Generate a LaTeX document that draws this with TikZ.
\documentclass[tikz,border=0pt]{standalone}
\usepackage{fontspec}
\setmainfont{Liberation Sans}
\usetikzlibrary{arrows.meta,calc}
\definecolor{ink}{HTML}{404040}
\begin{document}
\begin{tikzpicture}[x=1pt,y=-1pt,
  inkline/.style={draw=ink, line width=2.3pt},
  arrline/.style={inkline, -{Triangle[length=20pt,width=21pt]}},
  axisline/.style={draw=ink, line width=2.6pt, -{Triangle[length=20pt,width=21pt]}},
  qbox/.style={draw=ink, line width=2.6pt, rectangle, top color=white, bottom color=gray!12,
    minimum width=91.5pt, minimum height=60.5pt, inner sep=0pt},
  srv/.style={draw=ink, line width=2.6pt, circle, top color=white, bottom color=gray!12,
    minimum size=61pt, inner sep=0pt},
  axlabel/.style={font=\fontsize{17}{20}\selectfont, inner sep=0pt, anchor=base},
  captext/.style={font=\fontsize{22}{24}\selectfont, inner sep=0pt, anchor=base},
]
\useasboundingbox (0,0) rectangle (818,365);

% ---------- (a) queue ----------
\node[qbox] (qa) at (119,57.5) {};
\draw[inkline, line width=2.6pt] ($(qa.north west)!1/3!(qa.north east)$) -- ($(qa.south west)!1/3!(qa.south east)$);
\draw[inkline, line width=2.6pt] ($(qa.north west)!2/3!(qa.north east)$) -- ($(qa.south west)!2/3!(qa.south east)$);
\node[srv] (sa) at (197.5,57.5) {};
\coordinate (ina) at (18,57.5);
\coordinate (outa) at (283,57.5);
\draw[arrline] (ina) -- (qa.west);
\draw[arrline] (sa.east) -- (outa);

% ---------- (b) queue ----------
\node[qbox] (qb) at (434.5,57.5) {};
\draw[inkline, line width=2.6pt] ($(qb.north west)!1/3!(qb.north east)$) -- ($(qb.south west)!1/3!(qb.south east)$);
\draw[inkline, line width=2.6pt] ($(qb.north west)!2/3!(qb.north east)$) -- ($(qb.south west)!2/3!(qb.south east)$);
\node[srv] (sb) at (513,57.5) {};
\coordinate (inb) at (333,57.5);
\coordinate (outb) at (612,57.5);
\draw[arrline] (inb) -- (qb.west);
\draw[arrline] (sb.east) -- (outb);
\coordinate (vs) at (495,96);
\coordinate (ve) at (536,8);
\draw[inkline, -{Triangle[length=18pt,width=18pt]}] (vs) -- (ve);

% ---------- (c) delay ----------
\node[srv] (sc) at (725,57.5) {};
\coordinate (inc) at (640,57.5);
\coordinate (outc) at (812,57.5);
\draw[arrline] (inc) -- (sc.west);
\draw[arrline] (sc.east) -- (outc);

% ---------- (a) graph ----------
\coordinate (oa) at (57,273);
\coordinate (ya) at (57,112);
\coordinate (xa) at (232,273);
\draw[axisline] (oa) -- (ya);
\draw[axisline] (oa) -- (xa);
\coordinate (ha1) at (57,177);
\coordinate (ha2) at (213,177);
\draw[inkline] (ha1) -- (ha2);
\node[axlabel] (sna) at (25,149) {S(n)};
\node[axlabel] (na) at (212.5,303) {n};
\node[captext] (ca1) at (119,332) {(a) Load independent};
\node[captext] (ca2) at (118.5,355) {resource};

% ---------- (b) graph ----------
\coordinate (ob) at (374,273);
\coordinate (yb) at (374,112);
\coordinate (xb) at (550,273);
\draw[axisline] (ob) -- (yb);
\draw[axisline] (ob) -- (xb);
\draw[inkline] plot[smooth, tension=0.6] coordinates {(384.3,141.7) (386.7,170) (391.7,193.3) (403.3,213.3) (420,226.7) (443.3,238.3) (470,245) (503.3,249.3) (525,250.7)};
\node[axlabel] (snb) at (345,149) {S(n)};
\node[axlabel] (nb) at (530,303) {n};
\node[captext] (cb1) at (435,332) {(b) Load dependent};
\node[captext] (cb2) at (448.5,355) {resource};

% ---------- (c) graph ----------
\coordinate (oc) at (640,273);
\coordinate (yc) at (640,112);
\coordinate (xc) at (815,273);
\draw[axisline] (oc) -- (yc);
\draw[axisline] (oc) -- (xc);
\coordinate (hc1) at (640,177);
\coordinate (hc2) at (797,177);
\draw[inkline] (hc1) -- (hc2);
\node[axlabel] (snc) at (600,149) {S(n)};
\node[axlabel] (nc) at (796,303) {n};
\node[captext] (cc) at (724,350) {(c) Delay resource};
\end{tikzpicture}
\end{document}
==============================
Only the lines from the beginning of the material to the line containing "(0,0) rectangle (818,365);" should be echoed, verbatim and in full.

The solution:
Generate a LaTeX document that draws this with TikZ.
\documentclass[tikz,border=0pt]{standalone}
\usepackage{fontspec}
\setmainfont{Liberation Sans}
\usetikzlibrary{arrows.meta,calc}
\definecolor{ink}{HTML}{404040}
\begin{document}
\begin{tikzpicture}[x=1pt,y=-1pt,
  inkline/.style={draw=ink, line width=2.3pt},
  arrline/.style={inkline, -{Triangle[length=20pt,width=21pt]}},
  axisline/.style={draw=ink, line width=2.6pt, -{Triangle[length=20pt,width=21pt]}},
  qbox/.style={draw=ink, line width=2.6pt, rectangle, top color=white, bottom color=gray!12,
    minimum width=91.5pt, minimum height=60.5pt, inner sep=0pt},
  srv/.style={draw=ink, line width=2.6pt, circle, top color=white, bottom color=gray!12,
    minimum size=61pt, inner sep=0pt},
  axlabel/.style={font=\fontsize{17}{20}\selectfont, inner sep=0pt, anchor=base},
  captext/.style={font=\fontsize{22}{24}\selectfont, inner sep=0pt, anchor=base},
]
\useasboundingbox (0,0) rectangle (818,365);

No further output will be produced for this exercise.